上田良二「明治180年の夢――あとがきに代えて」



結晶学と縁の深い、菊池正士〔1902〜1974〕の電子回折の実験と茅誠司〔1898〜1988〕の強磁性単結晶の実験は、ともに1928年の発表である。少し遅れるが、湯川秀樹〔1907〜1981〕の中間子理論(1935年)も同時代のものと見てよかろう。これらはいずれも、彼らに続いた後輩たちの憧れの的となった。

私は不思議なめぐりあわせで菊池先生の残された電子回折から始め、電子顕微鏡に進み、表面・微粒子の結晶学的研究をして、50余年の研究生活を終わった。その間、われわれは一応の水準を保ったが、菊池先生の右に出る者は現われなかった。ところが最近この分野から、菊池先生の右にせよ左にせよ、国際的に牽引力のある研究業績が出始めた。

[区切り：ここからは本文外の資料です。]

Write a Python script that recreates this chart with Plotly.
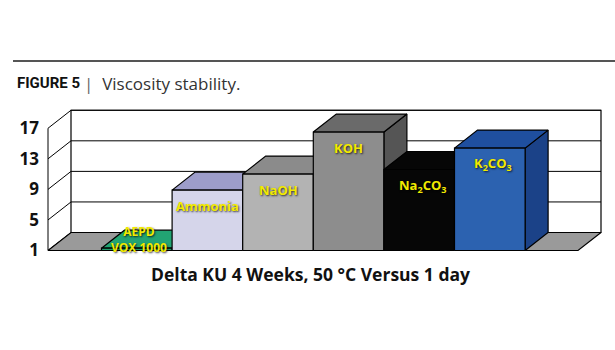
import plotly.graph_objects as go

# ---- data ----
categories = ["AEPD<br>VOX 1000", "Ammonia", "NaOH", "KOH", "Na<sub>2</sub>CO<sub>3</sub>", "K<sub>2</sub>CO<sub>3</sub>"]
values = [1.3, 8.9, 11.0, 16.5, 11.6, 14.4]
front_colors = ["#1f9b6b", "#d5d5ea", "#b3b3b3", "#8d8d8d", "#060606", "#2c62b0"]
top_colors = ["#22a473", "#9d9dca", "#8b8b8b", "#6a6a6a", "#060606", "#1f4f9f"]
side_colors = ["#178055", "#b2b2d4", "#7a7a7a", "#555555", "#060606", "#1b4288"]
tick_vals = [1, 5, 9, 13, 17]
tick_text = ["1", "5", "9", "13", "17"]
x_title = "Delta KU 4 Weeks, 50 °C Versus 1 day"

# ---- layout geometry ----
W, H = 615, 350
ML, MR, MT, MB = 42, 5, 100, 95
PW, PH = W - ML - MR, H - MT - MB
SX = 70.6          # px per category
SY = 7.64          # px per value unit
X0PX = 101.5       # pixel of x = -0.5
Y1PX = 250.5       # pixel of y = 1
x_lo = -0.5 - (X0PX - ML) / SX
x_hi = x_lo + PW / SX
y_lo = 1 - (MT + PH - Y1PX) / SY
y_hi = y_lo + PH / SY
DX = 23 / SX
DY = 18 / SY
XL = -0.5 - (X0PX - 48) / SX      # front left axis
XR = -0.5 + (578 - X0PX) / SX     # front right floor edge
base = tick_vals[0]
top = tick_vals[-1]


def px_paper_x(px):
    return (px - ML) / PW


def px_paper_y(py):
    return (MT + PH - py) / PH


fig = go.Figure()


def poly(xs, ys, fill, lw=1.2, lc="#000000"):
    fig.add_trace(go.Scatter(x=xs + [xs[0]], y=ys + [ys[0]], mode="lines", fill="toself",
                             fillcolor=fill, line=dict(color=lc, width=lw),
                             hoverinfo="skip", showlegend=False))


def seg(xs, ys, lw=1.0, color="#000000"):
    fig.add_trace(go.Scatter(x=xs, y=ys, mode="lines", line=dict(color=color, width=lw),
                             hoverinfo="skip", showlegend=False))


# back wall
poly([XL + DX, XR + DX, XR + DX, XL + DX], [base + DY, base + DY, top + DY, top + DY], "#ffffff")
for t in tick_vals[1:]:
    seg([XL + DX, XR + DX], [t + DY, t + DY])
# left wall
seg([XL, XL], [base, top])
for t in tick_vals:
    seg([XL, XL + DX], [t, t + DY])
# floor
poly([XL, XR, XR + DX, XL + DX], [base, base, base + DY, base + DY], "#9a9a9a")

# bars
for i, v in enumerate(values):
    l, r = i - 0.5, i + 0.5
    poly([r, r, r + DX, r + DX], [base, v, v + DY, base + DY], side_colors[i])
    poly([l, r, r + DX, l + DX], [v, v, v + DY, v + DY], top_colors[i])
    poly([l, r, r, l], [base, base, v, v], front_colors[i])

label_font = dict(family="Open Sans", size=13, color="#f2ea00",
                  shadow="1px 1px 2px rgba(0,0,0,0.75)")
small_font = dict(label_font, size=12)
for i, (c, v) in enumerate(zip(categories, values)):
    if "<br>" in c:
        fig.add_annotation(x=i + 0.03, y=v, text="<b>" + c + "</b>", showarrow=False,
                           yshift=9, font=small_font, yanchor="middle")
    else:
        fig.add_annotation(x=i + (0.04 if "sub" in c else 0), y=v, text="<b>" + c + "</b>",
                           showarrow=False, yshift=-16, font=label_font, yanchor="middle")

# title + rule
fig.add_shape(type="line", xref="paper", yref="paper", x0=px_paper_x(13), x1=px_paper_x(615),
              y0=px_paper_y(61), y1=px_paper_y(61), line=dict(color="#555555", width=2))
fig.add_annotation(xref="paper", yref="paper", x=px_paper_x(15), y=px_paper_y(83),
                   xanchor="left", yanchor="middle", showarrow=False,
                   text="<b>FIGURE 5</b>",
                   font=dict(family="Roboto", size=15, color="#111111"))
fig.add_annotation(xref="paper", yref="paper", x=px_paper_x(82), y=px_paper_y(83),
                   xanchor="left", yanchor="middle", showarrow=False,
                   text="<span style='color:#666'>|</span>  Viscosity stability.",
                   font=dict(family="Open Sans", size=17, color="#333333"))
fig.add_annotation(xref="paper", yref="paper", x=px_paper_x(310), y=px_paper_y(274),
                   xanchor="center", yanchor="middle", showarrow=False,
                   text="<b>" + x_title + "</b>",
                   font=dict(family="Open Sans", size=17.5, color="#111111"))

fig.update_layout(
    width=W, height=H, margin=dict(l=ML, r=MR, t=MT, b=MB),
    paper_bgcolor="#ffffff", plot_bgcolor="rgba(0,0,0,0)",
    xaxis=dict(range=[x_lo, x_hi], visible=False, fixedrange=True),
    yaxis=dict(range=[y_lo, y_hi], tickvals=tick_vals, ticktext=tick_text, showgrid=False,
               zeroline=False, showline=False, ticks="", ticklabelstandoff=2,
               tickfont=dict(family="Open Sans", size=17, color="#111111", weight="bold"),
               fixedrange=True),
    showlegend=False,
)
fig.write_html("out.html")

菊池や茅の業績はおよそ明治60年にあたり、最近の業績が出始めたのが明治120年である。日本で近代的な自然科学が始まったのを明治元年とすると、60年ごとの区切りがあるらしく思われる。

私の知らない最初の60年間にも、国際的に評価される業績を残した日本人科学者はいる。しかし、彼らは西欧に留学してその伝統のもとで研究したのだから、彼らの業績を日本人自身のものとは言い難い。彼らの業績はむしろ、日本人にも自然科学の研究能力があることを示し、後輩を激励した点にある。日本人科学者が欧州に留学したとき、次は猿が来るだろうと言われた時代のことは、今の若手には想像もつくまい。

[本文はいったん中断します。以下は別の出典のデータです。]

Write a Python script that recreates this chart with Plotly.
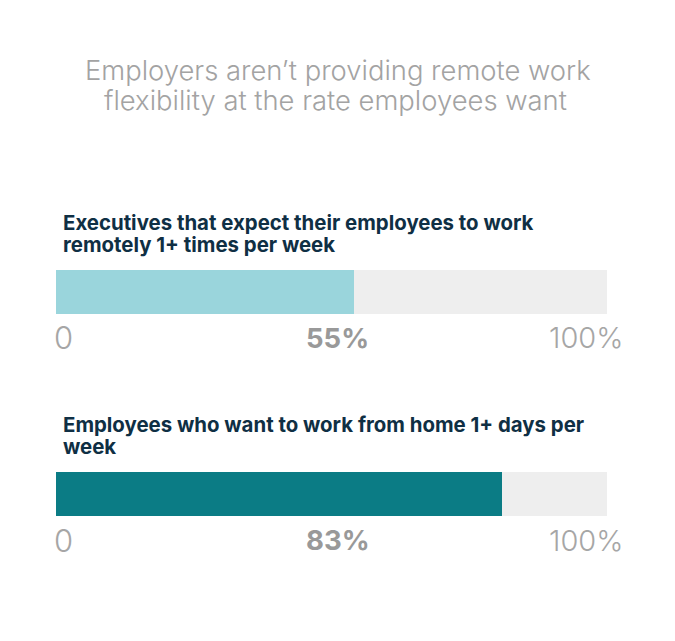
import plotly.graph_objects as go
from plotly.subplots import make_subplots

W, H = 675, 641
FONT = "Inter"

title_lines = ["Employers aren’t providing remote work", "flexibility at the rate employees want"]
questions = [
    ["Executives that expect their employees to work", "remotely 1+ times per week"],
    ["Employees who want to work from home 1+ days per", "week"],
]
# bar lengths as drawn in the picture, labels as printed
bar_values = [54, 81]
track_values = [100, 100]
value_labels = ["55%", "83%"]
axis_start = "0"
axis_end = "100%"
bar_colors = ["#9ad5dc", "#0b7c85"]
track_color = "#eeeeee"


def py(y):
    return 1 - y / H


def px(x):
    return x / W


fig = make_subplots(rows=2, cols=1)
bar_tops = [270, 472]
bar_h = 44

for i in range(2):
    row = i + 1
    fig.add_trace(go.Bar(x=[track_values[i]], y=[""], orientation="h",
                         marker=dict(color=track_color, line_width=0),
                         hoverinfo="skip", showlegend=False), row=row, col=1)
    fig.add_trace(go.Bar(x=[bar_values[i]], y=[""], orientation="h",
                         marker=dict(color=bar_colors[i], line_width=0),
                         showlegend=False), row=row, col=1)
    fig.update_xaxes(domain=[px(56), px(607)], range=[0, 100], visible=False, row=row, col=1)
    fig.update_yaxes(domain=[py(bar_tops[i] + bar_h), py(bar_tops[i])], visible=False, row=row, col=1)


def note(text, x, y, size, color, anchor="center", weight=400):
    fig.add_annotation(text=text, x=px(x), y=py(y), xref="paper", yref="paper",
                       xanchor=anchor, yanchor="middle", align="left" if anchor == "left" else "center",
                       showarrow=False, font=dict(family=FONT, size=size, color=color, weight=weight))


note(title_lines[0], 337.5, 70, 27.4, "#a3a3a3", weight=300)
note(title_lines[1], 335, 100, 27.4, "#a3a3a3", weight=300)

for i in range(2):
    note(questions[i][0], 61, bar_tops[i] - 48, 20.4, "#0f2f44", anchor="left", weight=700)
    note(questions[i][1], 61, bar_tops[i] - 25, 20.4, "#0f2f44", anchor="left", weight=700)
    note(axis_start, 52, bar_tops[i] + 68, 31, "#a6a6a6", anchor="left", weight=300)
    note(value_labels[i], 337.5, bar_tops[i] + 68, 27.5, "#999999", weight=700)
    note(axis_end, 625, bar_tops[i] + 68, 29, "#a6a6a6", anchor="right", weight=300)

fig.update_layout(width=W, height=H, margin=dict(l=0, r=0, t=0, b=0),
                  barmode="overlay", bargap=0,
                  paper_bgcolor="white", plot_bgcolor="white")

fig.write_html("out.html", config={"displayModeBar": False},
               post_script="document.body.style.margin='0';")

菊池、茅、湯川などは、西欧の学者に師事することなしにあの業績を挙げたのである。これが明治60年の節目を画した。しかし、当時の研究題目自体は欧米の産であり、日本への直輸入だったのである。だから、輝かしい業績も、もとを正せば日本の地盤で生まれたものではない。彼らの実験装置に輸入品が多かったことも見逃せない。例えば、菊池の回折装置は理化学研究所の工作室で作られたが、真空ポンプはすべて輸入品だった。西川正治〔1884〜1952〕が留学以前の1915年にスピネル結晶の構造解析に成功したのは、例外的な前兆と見るべきだろう。

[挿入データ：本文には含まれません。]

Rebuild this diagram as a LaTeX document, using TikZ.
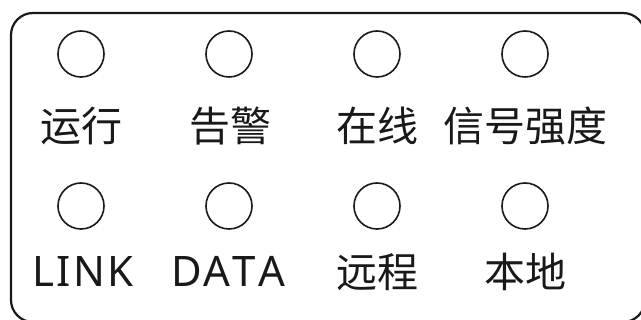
\documentclass[tikz,border=0pt]{standalone}
\usepackage{fontspec}
\setmainfont{Noto Sans CJK SC}
\newfontfamily\latinlbl[Kerning=Off,LetterSpace=5]{Noto Sans}
\begin{document}
\begin{tikzpicture}[x=1pt,y=-1pt,
  led/.style={draw=black!90,line width=1.6pt,circle,minimum size=46pt,inner sep=0pt},
  lbl/.style={font=\fontsize{41}{41}\selectfont,inner sep=0pt,text=black!90},
  latlbl/.style={font=\fontsize{42}{42}\selectfont\latinlbl,inner sep=0pt,text=black!90}]
\useasboundingbox (0,0) rectangle (641,320);
\clip (0,0) rectangle (641,320);
\draw[line width=2.2pt,black!90,rounded corners=22pt] (11,13) rectangle (645,322);
\node[led] (c1) at (81,54) {};
\node[led] (c2) at (229,54) {};
\node[led] (c3) at (377,54) {};
\node[led] (c4) at (525,54) {};
\node[led] (c5) at (81,206) {};
\node[led] (c6) at (229,206) {};
\node[led] (c7) at (377,206) {};
\node[led] (c8) at (525,206) {};
\node[lbl] (t1) at (82,126) {运行};
\node[lbl] (t2) at (230,126) {告警};
\node[lbl] (t3) at (377,126) {在线};
\node[lbl] (t4) at (525,126) {信号强度};
\node[latlbl,anchor=base] (t5) at (83,287) {LINK};
\node[latlbl,anchor=base] (t6) at (228,287) {DATA};
\node[lbl] (t7) at (377,272) {远程};
\node[lbl] (t8) at (525,272) {本地};
\end{tikzpicture}
\end{document}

今日の日本は、60年前に比べれば自然科学の地味が肥えてきた。電子顕微鏡を例にとると、50年前は模倣だったが、今日では日本的な精巧美さえ見え始めた。そのなかに菊池以来の伝統が生きており、最近の研究が展開されている。これを日本の地に根づいたと言ってもはばかることはない。さりとて、基本的なことになると、古いところはやむを得ないとしても、最近のSTMにいたる多くのものを欧米に負っている。根づいたと言っても、その根が大して深くないことを忘れてはならない。

自然科学に国境はない。世界中で自分に最も適した研究室に行って自分の能力を最大限に発揮すべきだ、と言う人もいる。そのような人こそが、本当の自然科学者なのかもしれない。しかし私は、島国根性と評されても、日本にこだわり続けてきた。日本国内の教育には、及ばずながら努力した。また、外国の新しい流れに便乗する研究態度には今も批判的である。外国の新分野の輸入を嫌うのではない。他人のふんどしで根のない仕事をし、「追い越した」などと言って実力以上に自負することを、日本人として戒めたいのである。

日本の研究者の優れた能力は、60年ごとの進歩を見ればすでに証明済みである。今後は身のほどを知り、謙虚であってほしいと心から願っている。それさえ忘れなければ、さらに60年後には、日本に深い根を張った自然科学が茂り、日本の香りのする自然科学が輸出される日が来るだろう。それが、私の描いている明治180年の夢である。